Written task: Transcribe the whole listing below without changing a word, but leave out every image.

***** Recorded data

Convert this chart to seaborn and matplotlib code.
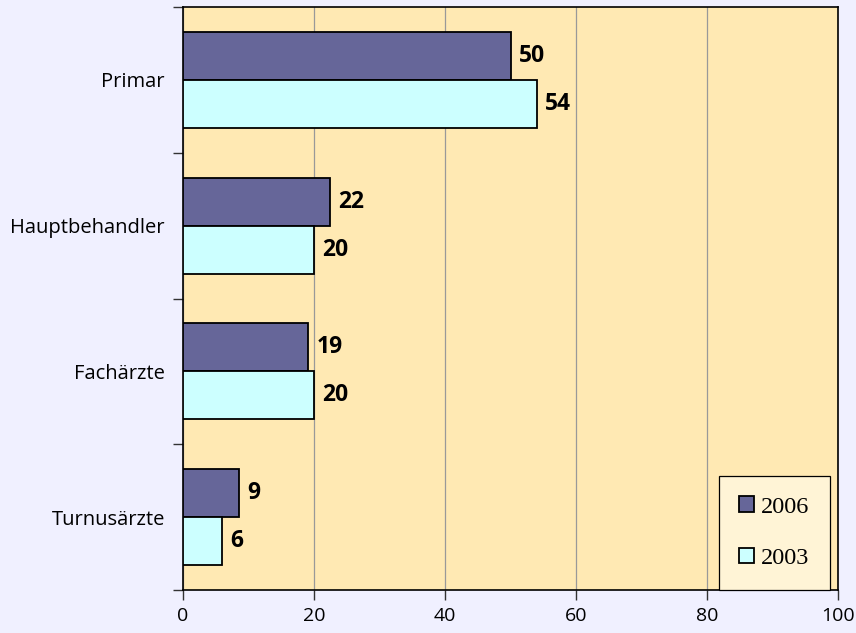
import pandas as pd
import seaborn as sns
import numpy as np
import matplotlib.pyplot as plt

categories = ['Primar', 'Hauptbehandler', 'Fachärzte', 'Turnusärzte']
years = ['2006', '2003']
vals_2006 = [50, 22.4, 19.1, 8.6]
vals_2003 = [54, 20, 20, 6]

d = pd.DataFrame({
    'category': categories * 2,
    'year': [years[0]] * 4 + [years[1]] * 4,
    'value': vals_2006 + vals_2003,
})

sns.set_style('white')
plt.rcParams['font.family'] = ['Open Sans', 'DejaVu Sans']
plt.rcParams['text.color'] = 'black'
plt.rcParams['xtick.color'] = 'black'
plt.rcParams['ytick.color'] = 'black'

fig = plt.figure(figsize=(8.56, 6.33), dpi=100, facecolor='#F0F0FF')
ax = fig.add_axes([183/856, 1 - 590/633, 655/856, 583/633])
ax.set_facecolor('#FFE9B3')

sns.barplot(ax=ax, data=d, x='value', y='category', hue='year', order=categories,
            hue_order=years, palette={'2006': '#666699', '2003': '#CCFFFF'},
            saturation=1, width=0.66, edgecolor='black', linewidth=1.3, zorder=3)

for c in ax.containers:
    ax.bar_label(c, fmt='%.0f', padding=6, fontsize=16.5, fontweight='bold', color='black')

ax.set_xlim(0, 100)
ax.set_ylim(3.5, -0.5)
ax.set_xticks(np.arange(0, 101, 20))
ax.xaxis.grid(True, color='#999999', linewidth=0.9, zorder=0)
ax.set_axisbelow(True)
ax.set_yticks(range(len(categories)), categories)
ax.set_yticks(np.arange(-0.5, 4, 1), minor=True)
ax.tick_params(axis='y', which='major', length=0, pad=13, labelsize=14.5, labelcolor='black')
ax.tick_params(axis='y', which='minor', length=7, width=1, color='#333333', direction='out', left=True)
ax.tick_params(axis='x', length=7, width=1, color='#333333', direction='out', bottom=True, pad=5,
               labelsize=14, labelcolor='black')
ax.set_xlabel('')
ax.set_ylabel('')
for s in ax.spines.values():
    s.set_visible(True)
    s.set_color('black')
    s.set_linewidth(1.2)

leg = ax.legend(loc='lower right', bbox_to_anchor=(0.988, 0), borderaxespad=0,
                frameon=True, fancybox=False, edgecolor='black', facecolor='#FFF4D6',
                framealpha=1, prop={'family': 'Liberation Serif', 'size': 17.5},
                handlelength=0.6, handleheight=0.6, handletextpad=0.3,
                labelspacing=1.25, borderpad=0.85, title=None)
leg.get_frame().set_linewidth(0.9)

fig.savefig('out.png', dpi=100, facecolor=fig.get_facecolor())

**********

Finished task:
Convert this chart to seaborn and matplotlib code.
import pandas as pd
import seaborn as sns
import numpy as np
import matplotlib.pyplot as plt

categories = ['Primar', 'Hauptbehandler', 'Fachärzte', 'Turnusärzte']
years = ['2006', '2003']
vals_2006 = [50, 22.4, 19.1, 8.6]
vals_2003 = [54, 20, 20, 6]

d = pd.DataFrame({
    'category': categories * 2,
    'year': [years[0]] * 4 + [years[1]] * 4,
    'value': vals_2006 + vals_2003,
})

sns.set_style('white')
plt.rcParams['font.family'] = ['Open Sans', 'DejaVu Sans']
plt.rcParams['text.color'] = 'black'
plt.rcParams['xtick.color'] = 'black'
plt.rcParams['ytick.color'] = 'black'

fig = plt.figure(figsize=(8.56, 6.33), dpi=100, facecolor='#F0F0FF')
ax = fig.add_axes([183/856, 1 - 590/633, 655/856, 583/633])
ax.set_facecolor('#FFE9B3')

sns.barplot(ax=ax, data=d, x='value', y='category', hue='year', order=categories,
            hue_order=years, palette={'2006': '#666699', '2003': '#CCFFFF'},
            saturation=1, width=0.66, edgecolor='black', linewidth=1.3, zorder=3)

for c in ax.containers:
    ax.bar_label(c, fmt='%.0f', padding=6, fontsize=16.5, fontweight='bold', color='black')

ax.set_xlim(0, 100)
ax.set_ylim(3.5, -0.5)
ax.set_xticks(np.arange(0, 101, 20))
ax.xaxis.grid(True, color='#999999', linewidth=0.9, zorder=0)
ax.set_axisbelow(True)
ax.set_yticks(range(len(categories)), categories)
ax.set_yticks(np.arange(-0.5, 4, 1), minor=True)
ax.tick_params(axis='y', which='major', length=0, pad=13, labelsize=14.5, labelcolor='black')
ax.tick_params(axis='y', which='minor', length=7, width=1, color='#333333', direction='out', left=True)
ax.tick_params(axis='x', length=7, width=1, color='#333333', direction='out', bottom=True, pad=5,
               labelsize=14, labelcolor='black')
ax.set_xlabel('')
ax.set_ylabel('')
for s in ax.spines.values():
    s.set_visible(True)
    s.set_color('black')
    s.set_linewidth(1.2)

leg = ax.legend(loc='lower right', bbox_to_anchor=(0.988, 0), borderaxespad=0,
                frameon=True, fancybox=False, edgecolor='black', facecolor='#FFF4D6',
                framealpha=1, prop={'family': 'Liberation Serif', 'size': 17.5},
                handlelength=0.6, handleheight=0.6, handletextpad=0.3,
                labelspacing=1.25, borderpad=0.85, title=None)
leg.get_frame().set_linewidth(0.9)

fig.savefig('out.png', dpi=100, facecolor=fig.get_facecolor())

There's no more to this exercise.